The monument was sculpted 81 years ago, and there are reportedly only three replicas in the world.

The act drew criticism from many sectors. Honduran President Carlos Reina said only “irrational” people would do such a thing.

The ‘Fiscalia de las Etnias’ (bureau of indigenous affairs), also in charge of defending the country’s cultural heritage, has filed charges against Zuniga and Martinez, who it accuses of inciting the act.

According to Judge Dagoberto Aspra, who is presiding over the case, the act of vandalism is punishable by six years in prison. “They had better look for a good lawyer,” he warned.

Aspra said the law must begin to be respected in Honduras. “We cannot confuse things like the indigenous protesters want to do, alleging that what they did was an act of dignity, when they had no right to destroy an object of national heritage.”

The head of the ‘Fiscalia de las Etnias’, Eduardo Villanueva, told IPS that the case was made more complex because the protesters refused to admit that they had broken the law. “I commit myself to their having a fair trial, but not to twisting the law in favour of anyone.”

The indigenous people are demanding that Villanueva be removed, arguing that he does not defend their interests.

The protesters say the incident arose from a “world view” which differs from that of other sectors of society.

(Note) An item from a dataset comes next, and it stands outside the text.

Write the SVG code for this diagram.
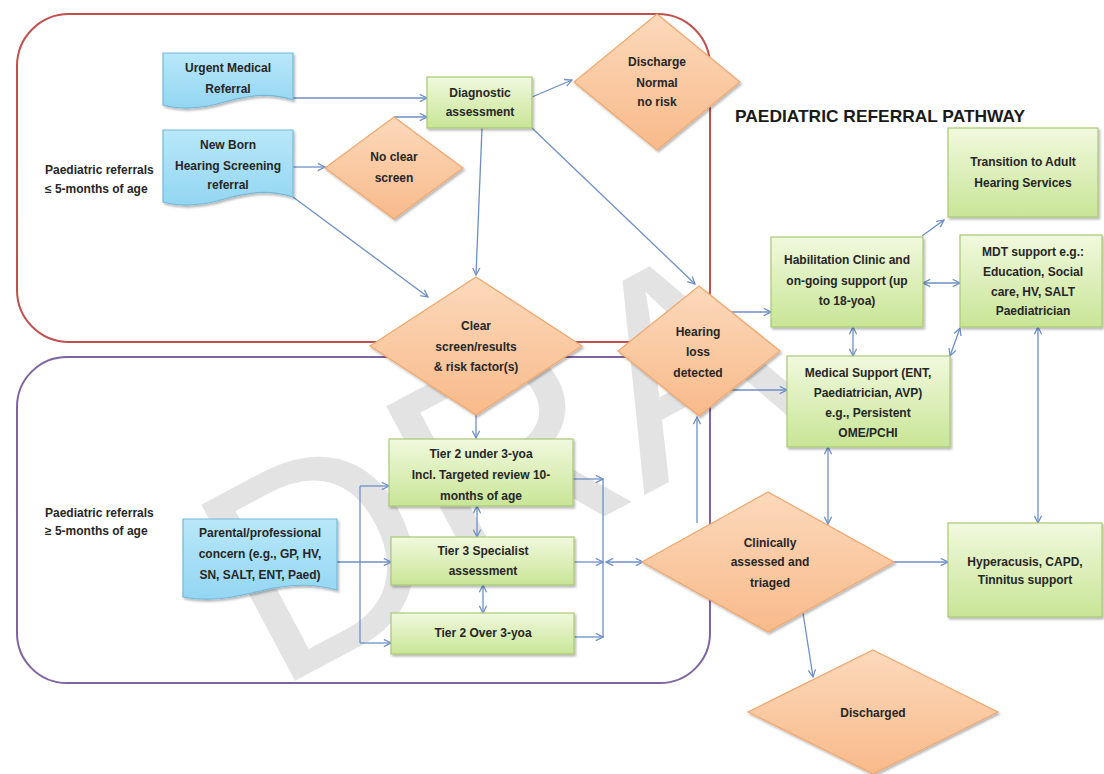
<svg xmlns="http://www.w3.org/2000/svg" width="1104" height="774" viewBox="0 0 1104 774">
<defs>
<style>
.t{font-family:"Liberation Sans",Arial,sans-serif;font-size:12px;font-weight:bold;fill:#262626;text-anchor:middle}
.lbl{font-family:"Liberation Sans",Arial,sans-serif;font-size:12px;font-weight:bold;fill:#262626}
.c{fill:none;stroke:#6d8fc6;stroke-width:1.3}
.a{marker-end:url(#ah)}
.d{marker-start:url(#ah);marker-end:url(#ah)}
.box{fill:url(#gGreen);stroke:#a9c873;stroke-width:1.2;filter:url(#sh)}
.dia{fill:url(#gOrange);stroke:#f0a76e;stroke-width:1.2;filter:url(#sh)}
.doc{fill:url(#gBlue);stroke:#74b9d8;stroke-width:1.2;filter:url(#sh)}
</style>
<linearGradient id="gGreen" x1="0" y1="0" x2="0" y2="1"><stop offset="0" stop-color="#f1f9de"/><stop offset="1" stop-color="#c8e596"/></linearGradient>
<linearGradient id="gOrange" x1="0" y1="0" x2="0" y2="1"><stop offset="0" stop-color="#fcd9bb"/><stop offset="1" stop-color="#f8ba8a"/></linearGradient>
<linearGradient id="gBlue" x1="0" y1="0" x2="0" y2="1"><stop offset="0" stop-color="#b8e7f9"/><stop offset="1" stop-color="#93d6f2"/></linearGradient>
<filter id="sh" x="-10%" y="-10%" width="130%" height="140%"><feDropShadow dx="1.5" dy="2" stdDeviation="1.2" flood-color="#000" flood-opacity="0.28"/></filter>
<marker id="ah" viewBox="0 0 10 10" refX="9" refY="5" markerWidth="9" markerHeight="9" markerUnits="userSpaceOnUse" orient="auto-start-reverse"><path d="M1,1 L9,5 L1,9" fill="none" stroke="#6d8fc6" stroke-width="1.4"/></marker>
</defs>
<rect width="1104" height="774" fill="#ffffff"/>
<text id="watermark" x="0" y="0" transform="translate(274,692) rotate(-28)" font-family="Liberation Sans,Arial,sans-serif" font-size="290" fill="#d0d0d0" fill-opacity="0.6">DRA</text>
<g id="regions">
<rect x="17" y="14" width="693" height="328" rx="52" fill="none" stroke="#c0504d" stroke-width="2"/>
<rect x="17" y="357" width="693" height="326" rx="50" fill="none" stroke="#8064a2" stroke-width="2"/>
</g>
<g id="connectors">
<path class="c a" d="M293,98 H427"/>
<path class="c a" d="M394,117 H427"/>
<path class="c a" d="M293,167 H325"/>
<path class="c a" d="M293,197 L428,297"/>
<path class="c a" d="M482,128 L476,275"/>
<path class="c a" d="M532,97 L572,80"/>
<path class="c a" d="M532,128 L695,284"/>
<path class="c a" d="M476,415 V438"/>
<path class="c a" d="M731,312 H771"/>
<path class="c a" d="M731,390 H787"/>
<path class="c a" d="M922,236 L944,220"/>
<path class="c d" d="M923,283 H960"/>
<path class="c d" d="M853,327 V356"/>
<path class="c d" d="M960,328 L950,356"/>
<path class="c d" d="M1038,327 V523"/>
<path class="c d" d="M828,447 V524"/>
<path class="c a" d="M894,562 H948"/>
<path class="c a" d="M803,613 L813,677"/>
<path class="c a" d="M697,523 V417"/>
<path class="c a" d="M337,562 H391"/>
<path class="c" d="M360,486 V643"/>
<path class="c a" d="M360,486 H389"/>
<path class="c a" d="M360,643 H391"/>
<path class="c a" d="M573,479 H603"/>
<path class="c a" d="M574,562 H603"/>
<path class="c a" d="M574,637 H603"/>
<path class="c" d="M603,479 V637"/>
<path class="c d" d="M606,562 H643"/>
<path class="c d" d="M477,506 V537"/>
<path class="c d" d="M483,585 V613"/>
</g>
<g id="urgent">
<path class="doc" d="M163,53 H293 V100 C272,93 252,94 228,101 C205,108 184,111 163,105 Z"/>
<text class="t" x="228" y="72">Urgent Medical</text>
<text class="t" x="228" y="93">Referral</text>
</g>
<g id="newborn">
<path class="doc" d="M163,130 H293 V197 C272,190 252,191 228,198 C205,205 184,208 163,202 Z"/>
<text class="t" x="228" y="149">New Born</text>
<text class="t" x="228" y="170">Hearing Screening</text>
<text class="t" x="228" y="189">referral</text>
</g>
<g id="parental">
<path class="doc" d="M183,519 H337 V590 C312,583 290,584 260,591 C232,598 208,602 183,597 Z"/>
<text class="t" x="260" y="537">Parental/professional</text>
<text class="t" x="260" y="558">concern (e.g., GP, HV,</text>
<text class="t" x="260" y="579">SN, SALT, ENT, Paed)</text>
</g>
<g id="label-under5">
<text class="lbl" x="45" y="174">Paediatric referrals</text>
<text class="lbl" x="45" y="193">≤ 5-months of age</text>
</g>
<g id="label-over5">
<text class="lbl" x="45" y="517">Paediatric referrals</text>
<text class="lbl" x="45" y="535">≥ 5-months of age</text>
</g>
<g id="diagnostic">
<rect class="box" x="427" y="77" width="105" height="51"/>
<text class="t" x="480" y="97">Diagnostic</text>
<text class="t" x="480" y="116">assessment</text>
</g>
<g id="noclear">
<polygon class="dia" points="394,117 463,168 394,219 325,168"/>
<text class="t" x="394" y="161">No clear</text>
<text class="t" x="394" y="182">screen</text>
</g>
<g id="discharge-normal">
<polygon class="dia" points="657,14 740,82 657,150 574,82"/>
<text class="t" x="657" y="66">Discharge</text>
<text class="t" x="657" y="87">Normal</text>
<text class="t" x="657" y="106">no risk</text>
</g>
<g id="title">
<text x="735" y="122" font-family="Liberation Sans,Arial,sans-serif" font-size="17" font-weight="bold" fill="#1a1a1a" textLength="290" lengthAdjust="spacingAndGlyphs">PAEDIATRIC REFERRAL PATHWAY</text>
</g>
<g id="clear">
<polygon class="dia" points="476,277 582,346 476,415 370,346"/>
<text class="t" x="476" y="330">Clear</text>
<text class="t" x="476" y="351">screen/results</text>
<text class="t" x="476" y="371">&amp; risk factor(s)</text>
</g>
<g id="hearingloss">
<polygon class="dia" points="699,286 780,351 699,416 618,351"/>
<text class="t" x="698" y="336">Hearing</text>
<text class="t" x="698" y="356">loss</text>
<text class="t" x="698" y="377">detected</text>
</g>
<g id="transition">
<rect class="box" x="948" y="128" width="150" height="89"/>
<text class="t" x="1023" y="166">Transition to Adult</text>
<text class="t" x="1023" y="187">Hearing Services</text>
</g>
<g id="habilitation">
<rect class="box" x="771" y="237" width="152" height="90"/>
<text class="t" x="847" y="264">Habilitation Clinic and</text>
<text class="t" x="847" y="285">on-going support (up</text>
<text class="t" x="847" y="305">to 18-yoa)</text>
</g>
<g id="mdt">
<rect class="box" x="960" y="235" width="142" height="92"/>
<text class="t" x="1033" y="256">MDT support e.g.:</text>
<text class="t" x="1033" y="276">Education, Social</text>
<text class="t" x="1033" y="296">care, HV, SALT</text>
<text class="t" x="1033" y="315">Paediatrician</text>
</g>
<g id="medical">
<rect class="box" x="787" y="356" width="163" height="91"/>
<text class="t" x="868" y="377">Medical Support (ENT,</text>
<text class="t" x="868" y="397">Paediatrician, AVP)</text>
<text class="t" x="868" y="417">e.g., Persistent</text>
<text class="t" x="868" y="437">OME/PCHI</text>
</g>
<g id="tier2under">
<rect class="box" x="389" y="439" width="184" height="67"/>
<text class="t" x="481" y="458">Tier 2 under 3-yoa</text>
<text class="t" x="481" y="479">Incl. Targeted review 10-</text>
<text class="t" x="481" y="500">months of age</text>
</g>
<g id="tier3">
<rect class="box" x="391" y="537" width="183" height="48"/>
<text class="t" x="483" y="555">Tier 3 Specialist</text>
<text class="t" x="483" y="575">assessment</text>
</g>
<g id="tier2over">
<rect class="box" x="391" y="613" width="183" height="41"/>
<text class="t" x="483" y="637">Tier 2 Over 3-yoa</text>
</g>
<g id="clinically">
<polygon class="dia" points="768,492 894,562 768,632 642,562"/>
<text class="t" x="770" y="547">Clinically</text>
<text class="t" x="770" y="566">assessed and</text>
<text class="t" x="770" y="587">triaged</text>
</g>
<g id="hyperacusis">
<rect class="box" x="948" y="523" width="154" height="94"/>
<text class="t" x="1025" y="566">Hyperacusis, CAPD,</text>
<text class="t" x="1025" y="584">Tinnitus support</text>
</g>
<g id="discharged">
<polygon class="dia" points="873,650 998,712 873,774 748,712"/>
<text class="t" x="873" y="717">Discharged</text>
</g>
</svg>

CONPAH’s Marcos Gutierrez maintained that “according to the world view of our ancestors, what we did was just and legal. But since others preside over society, our acts are crimes. That is not justice.”

The indigenous movement in Honduras began to win increasingly widespread support three years ago. But incidents like the occupation of the Costa Rican Embassy in Tegucigalpa earlier this year and the destruction of the Columbus statue have damaged their credibility and rolled back progress made in negotiating with the government.

Julieta Castellanos, a sociologist with the National Autonomous University of Honduras, said the demands of the indigenous people had been gaining support, but “at some point they got lost, and began to fall into a kind of fundamentalism which is dangerous to society.”

Roughly 500,000 indigenous people live in northern, central, southern and northeastern Honduras – a Central American country of five million people – in often appalling poverty and neglect, awaiting concrete responses to their ageold demands, which for the first time in history began to be heard and partially resolved by the current government.

Their demands, however, according to President Reina, “went beyond what is rational. I cannot resolve at one stroke debts that have accumulated over centuries. But they do not want to understand that.”

Reina, a staunch defender of indigenous causes, refused to engage in direct negotiations when protesters accused his government of repressing native peoples, and peaceful protests gave way to the occupation of embassies and the destruction of property.